▶ **Task requirements**
Each line of the data that includes the string "this" is to be copied out.

▶ **Extracted entries**
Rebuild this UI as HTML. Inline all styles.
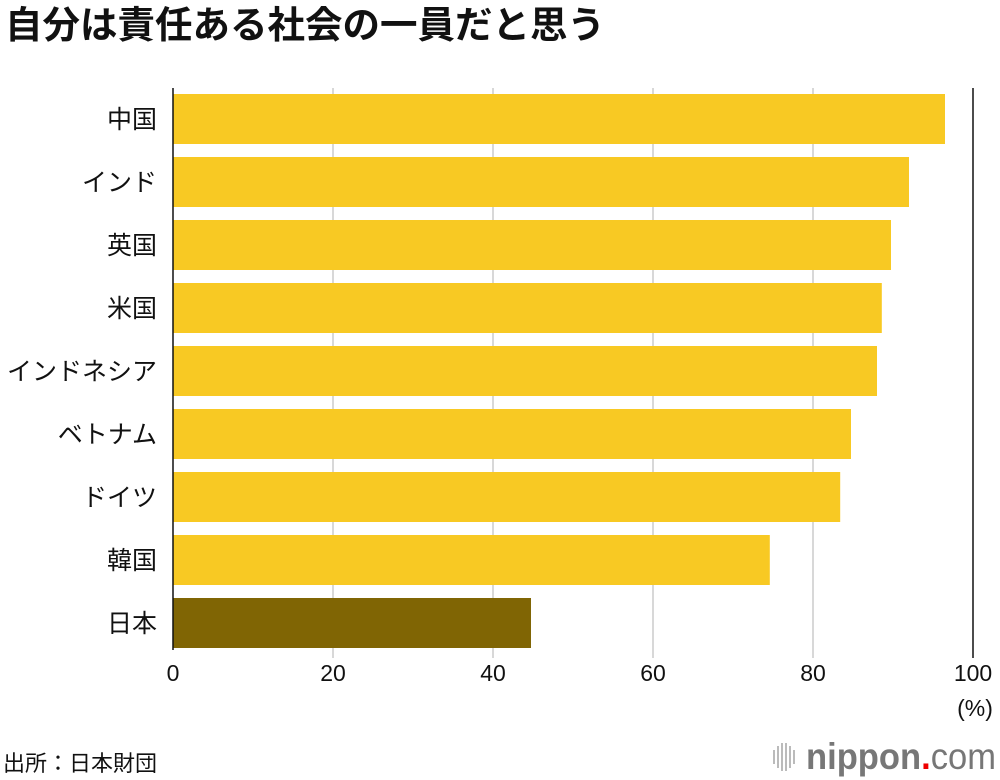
<!DOCTYPE html>
<html><head><meta charset="utf-8"><style>
body{margin:0;background:#fff;font-family:"Liberation Sans","Noto Sans CJK JP",sans-serif}
#wrap{position:relative;width:1000px;height:780px;overflow:hidden}
</style></head><body>
<div id="wrap">
<svg id="chart" width="1000" height="780" font-family="Liberation Sans, Noto Sans CJK JP, sans-serif">
<text x="5" y="38" font-size="37.5" font-weight="bold" fill="#111">自分は責任ある社会の一員だと思う</text>
<g id="grid"></g><g id="bars"></g><g id="labels"></g>
<text x="975" y="716" font-size="23" text-anchor="middle" fill="#111">(%)</text>
<text x="3" y="771" font-size="22" fill="#111">出所：日本財団</text>
<g>
<g fill="#bbb"><rect x="773" y="750" width="2" height="14"/><rect x="777" y="746" width="2" height="22"/><rect x="781" y="743" width="2" height="28"/><rect x="785" y="743" width="2" height="28"/><rect x="789" y="746" width="2" height="22"/><rect x="793" y="750" width="2" height="14"/></g>
<text x="806" y="769" font-size="37" fill="#777" font-weight="bold" textLength="190" lengthAdjust="spacingAndGlyphs">nippon<tspan fill="#e00">.</tspan><tspan font-weight="normal">com</tspan></text>
</g>
</svg>
</div>
<script>
const categories=["中国","インド","英国","米国","インドネシア","ベトナム","ドイツ","韓国","日本"];
const values=[96.5,92,89.75,88.6,88,84.75,83.4,74.6,44.75];
const ticks=[0,20,40,60,80,100];
const NS="http://www.w3.org/2000/svg";
const x0=173,x1=973,top0=94,step=63,bh=50;
const xs=v=>x0+(x1-x0)*v/100;
const ys=i=>top0+i*step;
function mk(t,a,p){const e=document.createElementNS(NS,t);for(const k in a)e.setAttribute(k,a[k]);p.appendChild(e);return e;}
const grid=document.getElementById('grid'),bars=document.getElementById('bars'),labels=document.getElementById('labels');
ticks.forEach(t=>{
 if(t>0){const l=mk('line',{x1:xs(t),x2:xs(t),y1:88,y2:658,stroke:t==100?'#111':'#ccc','stroke-width':1.5},grid);
 
 }
 const tx=mk('text',{x:xs(t),y:681,'font-size':23,'text-anchor':'middle',fill:'#111'},labels);
 tx.textContent=t;
 
 
});
categories.forEach((c,i)=>{
 const r=mk('rect',{x:x0,y:ys(i),width:xs(values[i])-x0,height:bh,fill:c=="日本"?'#806504':'#F8C923'},bars);
 
 
 const t=mk('text',{x:157,y:ys(i)+bh/2+9,'font-size':25,'text-anchor':'end',fill:'#111'},labels);
 t.textContent=c;
 
 
});
const ax=mk('line',{x1:x0,x2:x0,y1:88,y2:650,stroke:'#111','stroke-width':1.5},bars);


</script>
</body></html>
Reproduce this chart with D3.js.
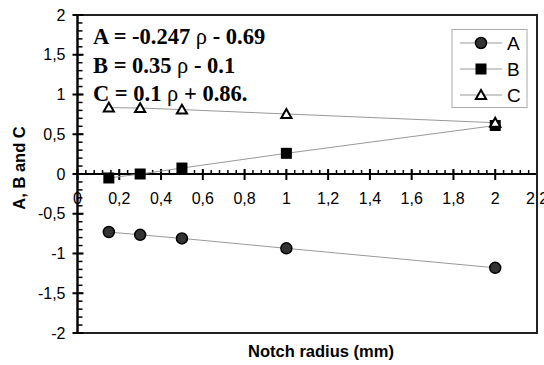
<!DOCTYPE html>
<html>
<meta charset="utf-8">
<style>
body{ margin:0; background:#fff; }
.eq{ font:bold 22.5px "Liberation Serif", "Times New Roman", serif; }
.lab{ font:bold 16.5px "Liberation Sans", Arial, sans-serif; }
.leg{ font:19px "Liberation Sans", Arial, sans-serif; }
</style>
<body>
<svg width="544" height="365"></svg>
<script src="https://d3js.org/d3.v7.min.js"></script>
<script>

var radius = [0.15, 0.3, 0.5, 1, 2];
var seriesA = [-0.73, -0.765, -0.81, -0.935, -1.18];
var seriesB = [-0.05, 0.0, 0.075, 0.26, 0.61];
var seriesC = [0.835, 0.83, 0.81, 0.755, 0.645];
var names = ["A", "B", "C"];
var equations = ["A = -0.247 \u03c1 - 0.69", "B = 0.35 \u03c1 - 0.1", "C = 0.1 \u03c1 + 0.86."];
var xTicks = [0, 0.2, 0.4, 0.6, 0.8, 1, 1.2, 1.4, 1.6, 1.8, 2, 2.2];
var yTicks = [-2, -1.5, -1, -0.5, 0, 0.5, 1, 1.5, 2];

var svg = d3.select("svg"),
    pl = 77.5, pr = 537, pt = 15, pb = 333;

var x = d3.scaleLinear().domain([0, 2.2]).range([pl, pr]);
var y = d3.scaleLinear().domain([-2, 2]).range([pb, pt]);
var fmt = function(d){ return String(d).replace(".", ","); };
var tickFont = "16px 'Liberation Sans', Arial, sans-serif";

// frame
svg.append("rect")
    .attr("x", pl).attr("y", pt)
    .attr("width", pr - pl).attr("height", pb - pt)
    .attr("fill", "none").attr("stroke", "#222").attr("stroke-width", 2);

// y axis ticks
var g = svg.append("g");
d3.range(-2, 2.001, 0.1).forEach(function(v){
  g.append("line").attr("x1", pl).attr("x2", pl + 5)
    .attr("y1", y(v)).attr("y2", y(v)).attr("stroke", "#000").attr("stroke-width", 1.5);
});
yTicks.forEach(function(v){
  g.append("line").attr("x1", pl - 5).attr("x2", pl + 6)
    .attr("y1", y(v)).attr("y2", y(v)).attr("stroke", "#000").attr("stroke-width", 2);
  g.append("text").attr("x", pl - 12).attr("y", y(v)).attr("dy", "0.35em")
    .attr("text-anchor", "end").style("font", tickFont)
    .text(fmt(v));
});

// x axis through zero
var y0 = y(0);
d3.range(0, 2.2001, 0.04).forEach(function(v){
  g.append("line").attr("x1", x(v)).attr("x2", x(v))
    .attr("y1", y0 - 4).attr("y2", y0).attr("stroke", "#000").attr("stroke-width", 1.5);
});
xTicks.forEach(function(v){
  g.append("line").attr("x1", x(v)).attr("x2", x(v))
    .attr("y1", y0 - 5).attr("y2", y0 + 6).attr("stroke", "#000").attr("stroke-width", 2);
  g.append("text").attr("x", x(v)).attr("y", y0 + 30)
    .attr("text-anchor", "middle").style("font", tickFont)
    .text(fmt(v));
});
g.append("line").attr("x1", pl).attr("x2", pr).attr("y1", y0).attr("y2", y0)
  .attr("stroke", "#000").attr("stroke-width", 2);
g.append("line").attr("x1", pl).attr("x2", pl).attr("y1", pt).attr("y2", pb)
  .attr("stroke", "#000").attr("stroke-width", 2);
g.append("line").attr("x1", pr).attr("x2", pr).attr("y1", pt).attr("y2", pb)
  .attr("stroke", "#222").attr("stroke-width", 2);

// series
var data = [seriesA, seriesB, seriesC];
var line = d3.line().x(function(d, i){ return x(radius[i]); }).y(function(d){ return y(d); });
data.forEach(function(s){
  svg.append("path").attr("d", line(s)).attr("fill", "none")
    .attr("stroke", "#999").attr("stroke-width", 1);
});

function marker(sel, k, cx, cy){
  if (k == 0) {
    sel.append("circle").attr("cx", cx).attr("cy", cy).attr("r", 5.5)
      .attr("fill", "#333").attr("stroke", "#000").attr("stroke-width", 1.5);
  } else if (k == 1) {
    sel.append("rect").attr("x", cx - 5.5).attr("y", cy - 5.5).attr("width", 11).attr("height", 11)
      .attr("fill", "#000");
  } else {
    sel.append("path").attr("d", d3.symbol(d3.symbolTriangle, 45)())
      .attr("transform", "translate(" + cx + "," + (cy + 1) + ")")
      .attr("fill", "#fff").attr("stroke", "#000").attr("stroke-width", 2);
  }
}
data.forEach(function(s, k){
  s.forEach(function(v, i){ marker(svg, k, x(radius[i]), y(v)); });
});

// equations
equations.forEach(function(t, i){
  var parts = t.split("\u03c1");
  var txt = svg.append("text").attr("class", "eq").attr("x", 93).attr("y", 44 + i * 28.5);
  txt.append("tspan").text(parts[0]);
  txt.append("tspan").style("font-weight", "normal").text("\u03c1");
  txt.append("tspan").text(parts[1]);
});

// legend
var lg = svg.append("g");
lg.append("rect").attr("x", 452).attr("y", 29.5).attr("width", 75).attr("height", 78)
  .attr("fill", "#fff").attr("stroke", "#aaa").attr("stroke-width", 1);
names.forEach(function(n, k){
  var ly = 43 + k * 26;
  lg.append("line").attr("x1", 460).attr("x2", 502).attr("y1", ly).attr("y2", ly)
    .attr("stroke", "#999").attr("stroke-width", 1);
  marker(lg, k, 481, ly);
  lg.append("text").attr("class", "leg").attr("x", 507).attr("y", ly).attr("dy", "0.36em").text(n);
});

// axis titles
svg.append("text").attr("class", "lab").attr("x", 321).attr("y", 357)
  .attr("text-anchor", "middle").text("Notch radius (mm)");
svg.append("text").attr("class", "lab")
  .attr("transform", "translate(25,168) rotate(-90)")
  .attr("text-anchor", "middle").text("A, B and C");

</script>
</body>
</html>
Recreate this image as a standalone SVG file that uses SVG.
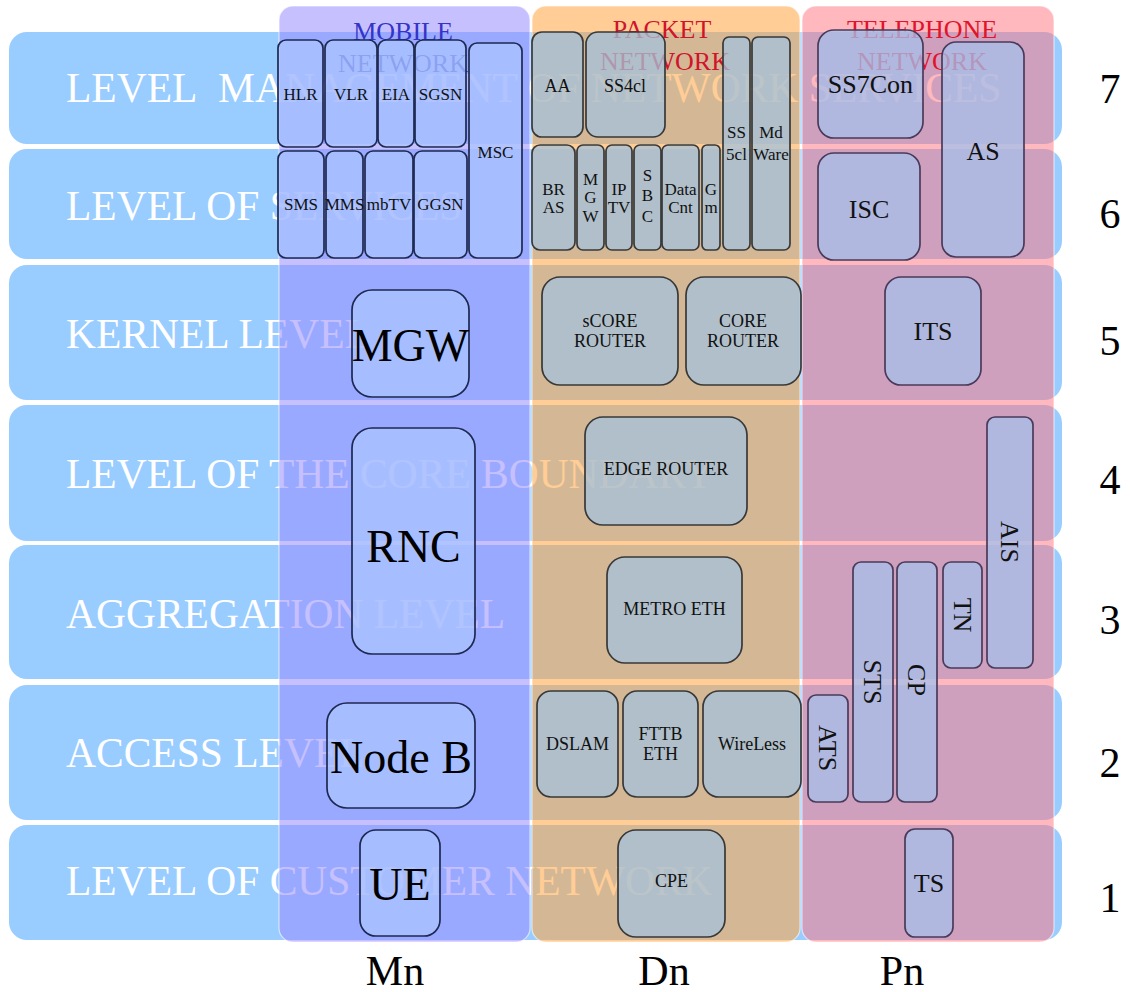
<svg xmlns="http://www.w3.org/2000/svg" width="1130" height="992" viewBox="0 0 1130 992" font-family="'Liberation Serif', serif">
<style>
text{font-family:"Liberation Serif","Times New Roman",serif}
.row{fill:#99CCFF}
.lvl{font-size:41.5px;fill:#FFFFFF}
.num{font-size:42px;fill:#000;text-anchor:middle}
.colm{fill:#998DFF;fill-opacity:0.55;stroke:#FFFFFF;stroke-opacity:0.6;stroke-width:1.2}
.colp{fill:#FFA848;fill-opacity:0.58;stroke:#FFFFFF;stroke-opacity:0.6;stroke-width:1.2}
.colt{fill:#FF7884;fill-opacity:0.53;stroke:#FFFFFF;stroke-opacity:0.6;stroke-width:1.2}
.title{font-size:26px;text-anchor:middle}
.bm{fill:#ABC5FF;fill-opacity:0.75;stroke:#1E2850;stroke-width:1.7}
.bp{fill:#A4C1DB;fill-opacity:0.75;stroke:#383838;stroke-width:1.7}
.bt{fill:#A5C0EB;fill-opacity:0.75;stroke:#4A3A5A;stroke-width:1.7}
.s{font-size:17px;fill:#111;text-anchor:middle}
.m{font-size:18px;fill:#111;text-anchor:middle}
.t{font-size:26px;fill:#111;text-anchor:middle}
.big{font-size:46px;fill:#000;text-anchor:middle}
.foot{font-size:42px;fill:#000;text-anchor:middle}
</style>

<g id="levels">
  <g id="level7"><rect class="row" x="9" y="32" width="1053" height="112" rx="18"/><text class="lvl" x="66" y="102">LEVEL&#160; MANAGEMENT OF NETWORK SERVICES</text></g>
  <g id="level6"><rect class="row" x="9" y="149" width="1053" height="110" rx="18"/><text class="lvl" x="66" y="220">LEVEL OF SERVICES</text></g>
  <g id="level5"><rect class="row" x="9" y="265" width="1053" height="135" rx="18"/><text class="lvl" x="66" y="348">KERNEL LEVEL</text></g>
  <g id="level4"><rect class="row" x="9" y="405" width="1053" height="136" rx="18"/><text class="lvl" x="66" y="488">LEVEL OF THE CORE BOUNDARY</text></g>
  <g id="level3"><rect class="row" x="9" y="545" width="1053" height="134" rx="18"/><text class="lvl" x="66" y="628">AGGREGATION LEVEL</text></g>
  <g id="level2"><rect class="row" x="9" y="685" width="1053" height="135" rx="18"/><text class="lvl" x="66" y="767">ACCESS LEVEL</text></g>
  <g id="level1"><rect class="row" x="9" y="825" width="1053" height="115" rx="18"/><text class="lvl" x="66" y="895">LEVEL OF CUSTOMER NETWORK</text></g>
</g>

<g id="level-numbers">
  <text class="num" x="1110" y="103">7</text>
  <text class="num" x="1110" y="228">6</text>
  <text class="num" x="1110" y="355">5</text>
  <text class="num" x="1110" y="494">4</text>
  <text class="num" x="1110" y="634">3</text>
  <text class="num" x="1110" y="777">2</text>
  <text class="num" x="1110" y="912">1</text>
</g>

<g id="col-mobile">
  <rect class="colm" x="279" y="6" width="251" height="936" rx="14"/>
  <text class="title" fill="#3434C8"><tspan x="403" y="40">MOBILE</tspan><tspan x="403" y="72">NETWORK</tspan></text>
</g>
<g id="col-packet">
  <rect class="colp" x="532" y="6" width="268" height="936" rx="14"/>
  <text class="title" fill="#D0142C"><tspan x="662" y="38">PACKET</tspan><tspan x="665" y="70">NETWORK</tspan></text>
</g>
<g id="col-telephone">
  <rect class="colt" x="802" y="6" width="252" height="936" rx="14"/>
  <text class="title" fill="#E0142C"><tspan x="922" y="38">TELEPHONE</tspan><tspan x="922" y="70">NETWORK</tspan></text>
</g>

<g id="connectors"></g>

<g id="HLR"><rect class="bm" x="278" y="40" width="45" height="107" rx="8"/><text class="s" x="300.5" y="100">HLR</text></g>
<g id="VLR"><rect class="bm" x="325" y="40" width="52" height="107" rx="8"/><text class="s" x="351" y="100">VLR</text></g>
<g id="EIA"><rect class="bm" x="378" y="40" width="36" height="107" rx="8"/><text class="s" x="396" y="100">EIA</text></g>
<g id="SGSN"><rect class="bm" x="415" y="40" width="51" height="107" rx="8"/><text class="s" x="440.5" y="100">SGSN</text></g>
<g id="MSC"><rect class="bm" x="469" y="43" width="53" height="215" rx="8"/><text class="s" x="495.5" y="158">MSC</text></g>
<g id="SMS"><rect class="bm" x="278" y="151" width="46" height="107" rx="8"/><text class="s" x="301" y="210">SMS</text></g>
<g id="MMS"><rect class="bm" x="326" y="151" width="37" height="107" rx="8"/><text class="s" x="344.5" y="210">MMS</text></g>
<g id="mbTV"><rect class="bm" x="365" y="151" width="48" height="107" rx="8"/><text class="s" x="389" y="210">mbTV</text></g>
<g id="GGSN"><rect class="bm" x="414" y="151" width="53" height="107" rx="8"/><text class="s" x="440.5" y="210">GGSN</text></g>
<g id="MGW-mobile"><rect class="bm" x="352" y="290" width="117" height="107" rx="20"/><text class="big" x="410.5" y="361">MGW</text></g>
<g id="RNC"><rect class="bm" x="352" y="428" width="123" height="226" rx="20"/><text class="big" x="413.5" y="562">RNC</text></g>
<g id="NodeB"><rect class="bm" x="327" y="703" width="148" height="105" rx="20"/><text class="big" x="401" y="773">Node B</text></g>
<g id="UE"><rect class="bm" x="360" y="830" width="80" height="106" rx="16"/><text class="big" x="400" y="900">UE</text></g>

<g id="AA"><rect class="bp" x="532" y="32" width="51" height="105" rx="10"/><text class="m" x="557.5" y="92">AA</text></g>
<g id="SS4cl"><rect class="bp" x="586" y="32" width="79" height="105" rx="12"/><text class="m" x="625" y="92">SS4cl</text></g>
<g id="SS5cl"><rect class="bp" x="723" y="37" width="27" height="213" rx="6"/><text class="s"><tspan x="736.5" y="138">SS</tspan><tspan x="736.5" y="160">5cl</tspan></text></g>
<g id="MdWare"><rect class="bp" x="752" y="37" width="38" height="213" rx="6"/><text class="s"><tspan x="771" y="138">Md</tspan><tspan x="771" y="160">Ware</tspan></text></g>
<g id="BRAS"><rect class="bp" x="532" y="145" width="43" height="105" rx="8"/><text class="s"><tspan x="553.5" y="195">BR</tspan><tspan x="553.5" y="213">AS</tspan></text></g>
<g id="MGW-packet"><rect class="bp" x="577" y="145" width="27" height="105" rx="6"/><text class="s"><tspan x="590.5" y="185">M</tspan><tspan x="590.5" y="203">G</tspan><tspan x="590.5" y="222">W</tspan></text></g>
<g id="IPTV"><rect class="bp" x="606" y="145" width="26" height="105" rx="6"/><text class="s"><tspan x="619" y="195">IP</tspan><tspan x="619" y="213">TV</tspan></text></g>
<g id="SBC"><rect class="bp" x="634" y="145" width="27" height="105" rx="6"/><text class="s"><tspan x="647.5" y="181">S</tspan><tspan x="647.5" y="201">B</tspan><tspan x="647.5" y="222">C</tspan></text></g>
<g id="DataCnt"><rect class="bp" x="662" y="145" width="37" height="105" rx="6"/><text class="s"><tspan x="680.5" y="195">Data</tspan><tspan x="680.5" y="213">Cnt</tspan></text></g>
<g id="Gm"><rect class="bp" x="702" y="145" width="18" height="105" rx="5"/><text class="s"><tspan x="711" y="195">G</tspan><tspan x="711" y="213">m</tspan></text></g>
<g id="sCORE-ROUTER"><rect class="bp" x="542" y="277" width="136" height="108" rx="18"/><text class="m"><tspan x="610" y="327">sCORE</tspan><tspan x="610" y="347">ROUTER</tspan></text></g>
<g id="CORE-ROUTER"><rect class="bp" x="686" y="277" width="115" height="108" rx="18"/><text class="m"><tspan x="743" y="327">CORE</tspan><tspan x="743" y="347">ROUTER</tspan></text></g>
<g id="EDGE-ROUTER"><rect class="bp" x="585" y="417" width="162" height="108" rx="18"/><text class="m" x="666" y="475">EDGE ROUTER</text></g>
<g id="METRO-ETH"><rect class="bp" x="607" y="557" width="135" height="106" rx="18"/><text class="m" x="674.5" y="615">METRO ETH</text></g>
<g id="DSLAM"><rect class="bp" x="537" y="691" width="81" height="106" rx="14"/><text class="m" x="577.5" y="750">DSLAM</text></g>
<g id="FTTB-ETH"><rect class="bp" x="623" y="691" width="75" height="106" rx="14"/><text class="m"><tspan x="660.5" y="740">FTTB</tspan><tspan x="660.5" y="760">ETH</tspan></text></g>
<g id="WireLess"><rect class="bp" x="703" y="691" width="98" height="106" rx="16"/><text class="m" x="752" y="750">WireLess</text></g>
<g id="CPE"><rect class="bp" x="618" y="830" width="107" height="107" rx="18"/><text class="m" x="671.5" y="887">CPE</text></g>

<g id="SS7Con"><rect class="bt" x="818" y="30" width="105" height="108" rx="16"/><text class="t" x="870.5" y="93">SS7Con</text></g>
<g id="AS"><rect class="bt" x="942" y="42" width="82" height="215" rx="14"/><text class="t" x="983" y="160">AS</text></g>
<g id="ISC"><rect class="bt" x="818" y="153" width="102" height="107" rx="16"/><text class="t" x="869" y="218">ISC</text></g>
<g id="ITS"><rect class="bt" x="885" y="277" width="96" height="108" rx="16"/><text class="t" x="933" y="340">ITS</text></g>
<g id="AIS"><rect class="bt" x="987" y="417" width="46" height="251" rx="8"/><text class="t" transform="translate(1010,542) rotate(90)" x="0" y="9">AIS</text></g>
<g id="TN"><rect class="bt" x="943" y="562" width="39" height="106" rx="8"/><text class="t" transform="translate(962.5,615) rotate(90)" x="0" y="9">TN</text></g>
<g id="STS"><rect class="bt" x="853" y="562" width="40" height="240" rx="8"/><text class="t" transform="translate(873,682) rotate(90)" x="0" y="9">STS</text></g>
<g id="CP"><rect class="bt" x="897" y="562" width="40" height="240" rx="8"/><text class="t" transform="translate(917,680) rotate(90)" x="0" y="9">CP</text></g>
<g id="ATS"><rect class="bt" x="808" y="695" width="40" height="107" rx="8"/><text class="t" transform="translate(828,748) rotate(90)" x="0" y="9">ATS</text></g>
<g id="TS"><rect class="bt" x="905" y="829" width="48" height="108" rx="10"/><text class="t" x="929" y="892">TS</text></g>

<g id="column-labels">
  <text class="foot" x="395" y="985">Mn</text>
  <text class="foot" x="664" y="985">Dn</text>
  <text class="foot" x="902" y="985">Pn</text>
</g>
</svg>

▶ **Result of the exercise**
Rebuild this UI as HTML. Inline all styles.
Reproduce this chart with D3.js.
Recreate this image as a standalone SVG file that uses SVG.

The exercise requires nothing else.